Minnesota harbors some of the worst racial disparities in the nation. The younger generation of protesters says decades of diplomacy have not done enough to help.
And now, a new kind of disruptive protest has developed in response to the deaths of unarmed black men at the hands of police around the country. In Minnesota, the movement has led to the shutdown of freeways and a threat to block a marathon.
By some measures, the strategy may be working. Gov. Mark Dayton has called for a special session to reduce racial disparities, and a civil rights federal investigation into Clark's death is underway.
But Black Lives Matter hasn't won a key demand — the release of surveillance and witness videos that could explain what happened in the Clark shooting. Authorities have said releasing those videos would jeopardize their investigation.
Grimm, 25, said she wants to learn as much as she can from older civil rights activists, but they should hear what her generation can teach them.
"In the '60s, they didn't have phones that could record what police officers did," she pointed out. "We do now. In the '60s, people didn't have Twitter, so people didn't know what was going on in cities across America and across the world. We do now. These are tools that will help us to make things better."
And a part of her, she said, feels like the older generation has failed young African-Americans.
"It's been years since we've seen civil rights improvements," she said. "It's been years since we've seen real investment in the north side. It's time for that to change. And if people aren't ready to herald that change and ready to be a beacon in that change, then they have to get out of the way."
But former City Council Member Don Samuels, the husband of Sondra Samuels, said he was unsettled by the style of this protest. When the 66-year-old visited the 4th Precinct site, he said, demonstrators were blaring rap lyrics condemning the police, and he said he smelled marijuana.
"Some of those things frighten me, as someone who wants to support and does support the protest in spirit," he said. "If your protest is also against order, decency and law-abiding behavior, it can have negative consequences."
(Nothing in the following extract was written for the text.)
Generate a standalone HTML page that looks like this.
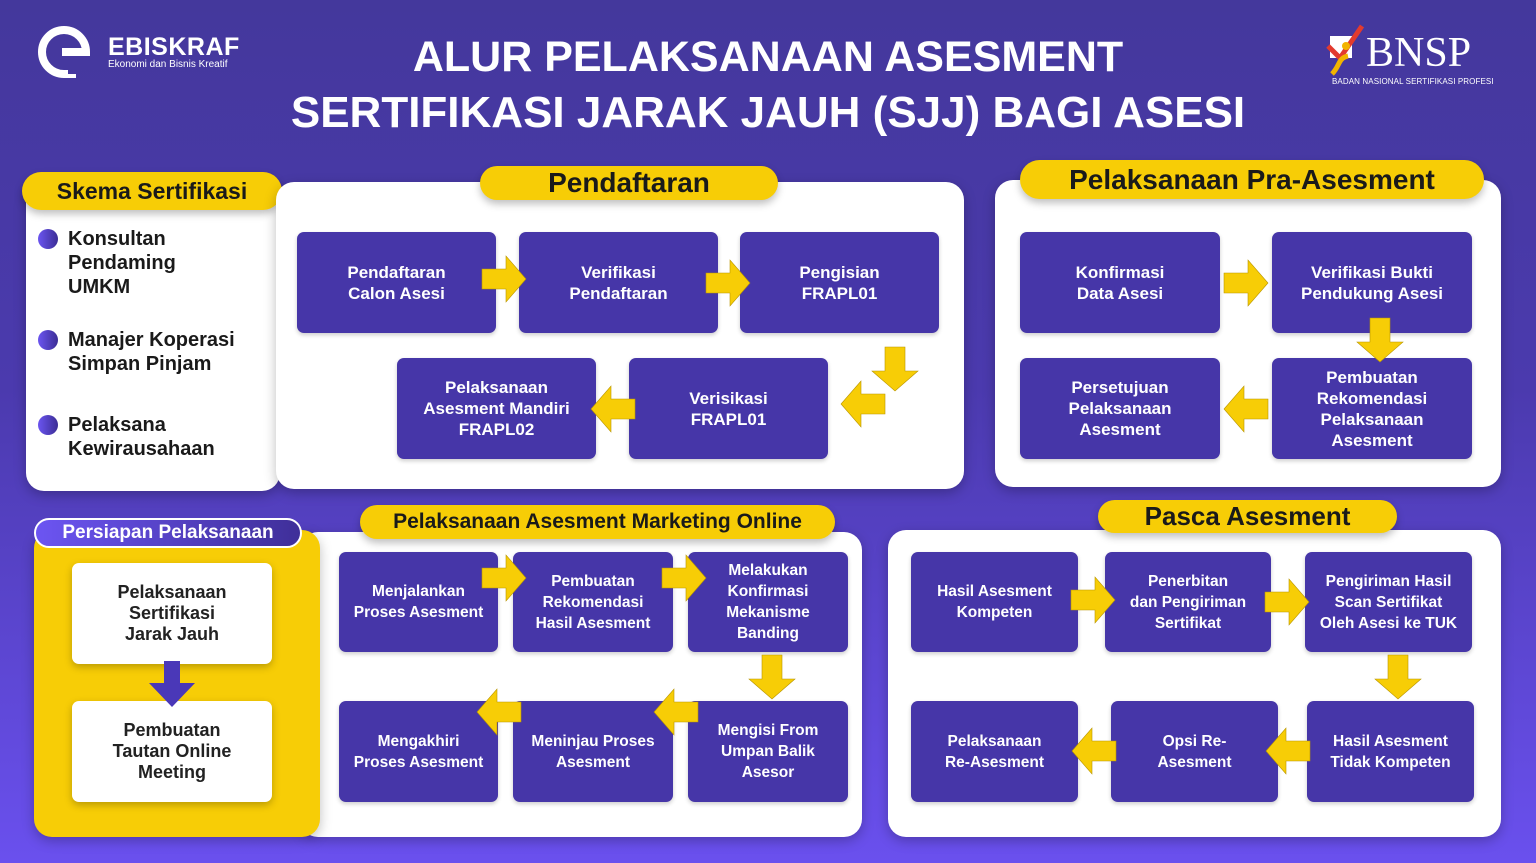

One critic of Black Lives Matter is the Rev. Jerry McAfee, 57, the former Minneapolis NAACP president. He opposed the 4th Precinct protest from Day One. And yet as a younger man, he vigorously rallied against police brutality in north Minneapolis. This is how he feels about the issue today:
"Jerry McAfee thanks God that Black Lives Matter deal with police issues because he don't want to. That's not what I want to do. It's too time-consuming. And the greatest problem we're having is not so much with the police, it's what we're doing with each other. I'm trying to stop black folk from killing black folk."
Tensions between old and young are nothing new in the civil rights movement, said Keith Mayes, a professor of African-American studies at the University of Minnesota.
"The black freedom struggle has always been about a youth movement being on the cutting edge of the issues, asking new questions, challenging those in authority to respond to injustices," he said. "To be quite honest with you, the older black generation is always out of touch."
Back in the '60s, Mayes said, young leaders of the civil rights era were told by their own parents that they shouldn't march in the streets or take over government buildings. He said those graying leaders today should remember history. Young people, he said, don't hold much power. They're not part of the establishment. All they have are their voices and their bodies.
"The older black crowd has to check themselves and say, 'Let these folks do what they have to do, because that's what we did when we were young,'" he said.
But if true racial equity in Minnesota is the goal, it's not clear which strategy will be more effective. There is wisdom in age, and idealism in youth, and this movement may find that it needs both.